Why coorientable is a dual notion of orientable?

Question

When I started to study contact geometry, I immediately met some obstacle, the notion of 'coorientable'. In Geiges' "an introduction to contact topology", he defines that the distribution $\xi$ on $M$ with codimension 1 is coorientable if $TM/\xi$ is trivial. I think it is clear, however, it is hard to understand why this definition has the name of 'coorientable'. I hope to find the dual notion of orientable in some sense and understand the connection between coorientable and orientable. Is there some intuitive way to understand the meaning of coorientable in terms of orientable?

Answer 1

$TM/\xi$ is the normal bundle to the distribution. If $M$ has a metric, you're asking to be able to put a consistent orientation on the set of vectors perpendicular to $\xi$.
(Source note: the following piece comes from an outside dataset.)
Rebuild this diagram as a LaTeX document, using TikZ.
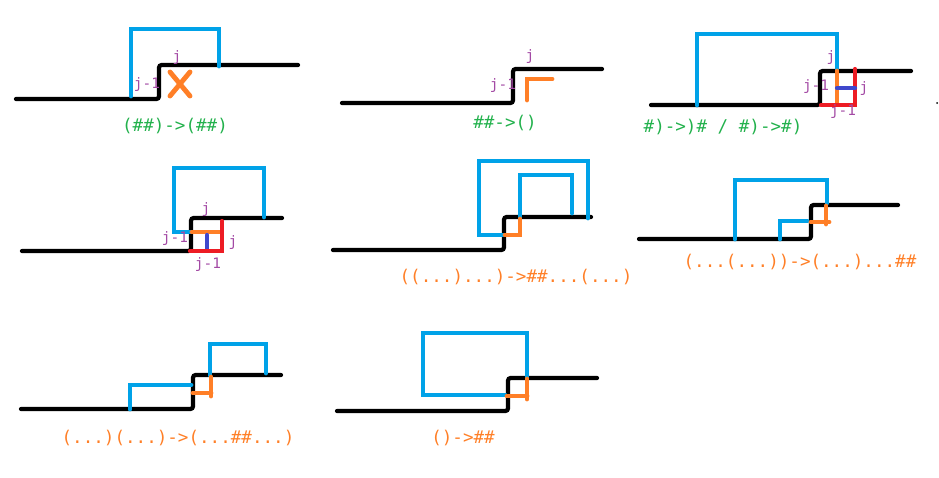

In an inner product space $V$ it is reasonable to assert that $W \mapsto W^\perp$ is a duality on the subspaces of $V$, as $(W^\perp)^\perp = W$. Whence the "co".

Notice that one has $TM \cong \xi \oplus \xi^\perp \cong \xi \oplus (TM/\xi)$.

Hence if $M$ is orientable, a distribution is orientable if and only if it is co-orientable. More specifically, if $M$ is oriented, an orientation on $\xi$ determines one on $\xi^\perp$ and vice versa (by the demand that $TM \cong \xi \oplus \xi^\perp$ is an isomorphism of oriented vector bundles).

When $M$ is not orientable, the distribution $\xi$ cannot be both orientable and co-orientable. A standard example of a co-orientable distribution which is not orientable is the distribution on $\Bbb{RP}^2 \times S^1$ of tangent planes to the fibers $\Bbb{RP}^2 \times \{\theta\}$. Of course, this is not a contact structure.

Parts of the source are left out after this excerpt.